Tschüß Haare….
…wir sehen uns in 2025 wieder!! Nun war es also so weit. Der Moment, vor dem ich doch etwas Bammel hatte. Zwei Tage vor Heiligabend rasieren Carsten und ich gemeinsam meinen Kopf und befreien ihn von den Haaren, die nun langsam anfangen auszufallen. Die Ärztin in der Klinik hatte genau das vorausgesagt – am siebzehnten Tag nach der ersten Chemo. Ja, ich könnte abwarten bis sie alle von selbst ausfallen, aber ich nehme Dinge gern selbst in die Hand – wenigstens dieses Mal, ein Hauch von Selbstbestimmung.
Man glaubt gar nicht, wie wichtig Haare und eine Frisur sind. Menschen bekommen dadurch eine Identität. Ich muss jetzt eine neue Identität für mich finden. Es ist aber auch eine Möglichkeit für mich in verschiedene Rollen zu springen – mit Perücke, mit Mütze, auf welche Farbe habe ich heute Lust oder einfach nur ohne alles. Ich darf selbst entscheiden, je nach Gefühlszustand und meiner Verfassung. Keiner kann mir das vorschreiben. Das fühlt sich gut an, bei all dem Drama, was es bedeutet seine eigenen Haare abzurasieren.
Wir sind also im Bad und bereiten alles vor, inklusive des Kamerastativs, denn ich möchte diesen Moment festhalten. So einmalig er ist, so hoffe ich auch, dass ich ihn nie wieder erleben muss. Ich nehme auf dem Hocker Platz und Carsten beginnt mit der höchsten Stufe des Langhaarschneiders zu rasieren. Es fallen kaum Haare, also dann doch zwei Stufen niedriger. Ich setze schließlich selbst an und ziehe von der Stirn bis zum Hinterkopf durch. Eine Schneise des Kahlschlags zieht sich durch meine Haare. Ich habe es mir schlimmer vorgestellt, es ist irgendwie auch befreiend. Bevor alle Haare fallen, hinterlässt Carsten noch ein Herz auf meinem Kopf – wie süß, als ich es von oben auf dem Foto betrachten kann. Ja, ich könnte jetzt weinen, aber das wird nichts an der Situation ändern. Also versuche ich dem Ganzen auch etwas Positives abzuringen.
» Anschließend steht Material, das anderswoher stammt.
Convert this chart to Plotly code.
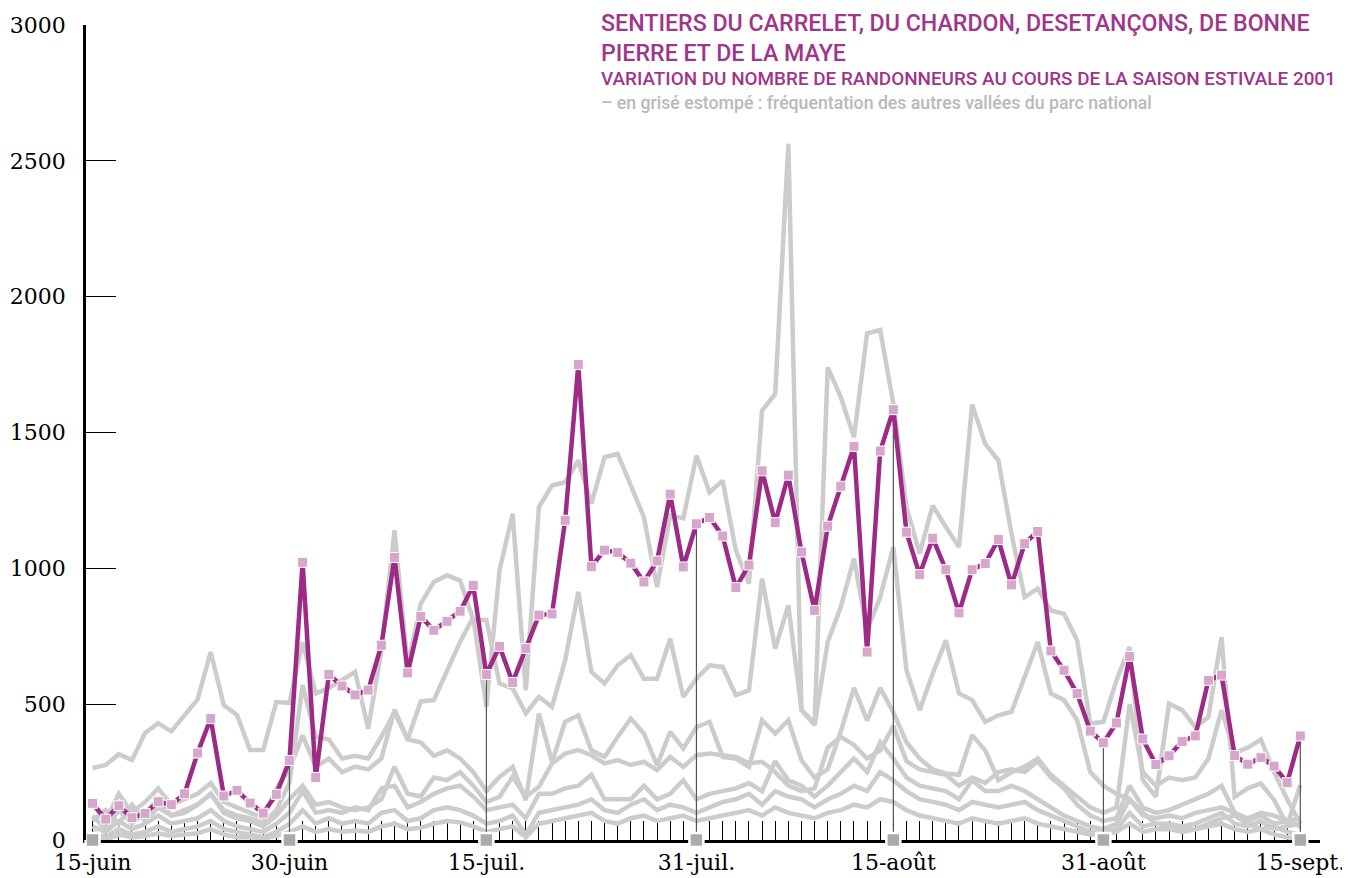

Wir rasieren weiter den gesamten Kopf. Mit einem Flaum aus Haaren in zehn Millimeter Länge stehe ich vorm Spiegel und schaue mich an. Ein ungewohntes Bild, aber nicht schockierend. Ich erkenne mich noch. Ich reguliere den Rasierer auf 2 mm „Länge“ und setze nochmals an, denn so gefällt es mir überhaupt nicht. Nur wird es richtig radikal bis auf die Kopfhaut und es fühlt sich gut an. Da steht es nun, mein neues ICH. Eine irre Veränderung, ich glaube nicht nur im Spiegel, aber das werden die nächsten Wochen zeigen. Für die Zeit der Chemo ist das mein neuer Look. Was danach kommt, weiß ich nicht. In diversen Foren lese ich von grauem, lockigen Haarwuchs und veränderter Haarstruktur. Meine Gedanken jetzt daran zu verschwenden ist nicht nötig und bringt auch nichts.
Für die Vorher – Nachher – Bilder pimpe ich mich inzwischen noch ein wenig auf. Im Schminkkurs für Krebspatienten habe ich einiges gelernt. Das Schminken dauert nun länger als die „Haarpflege“, hatte ich so auch noch nie. Mir gefällt, was ich sehe. Mit Brille oder ohne – der Kopf hat eine schöne Form und die dezente Farbe im Gesicht betont es sehr gut.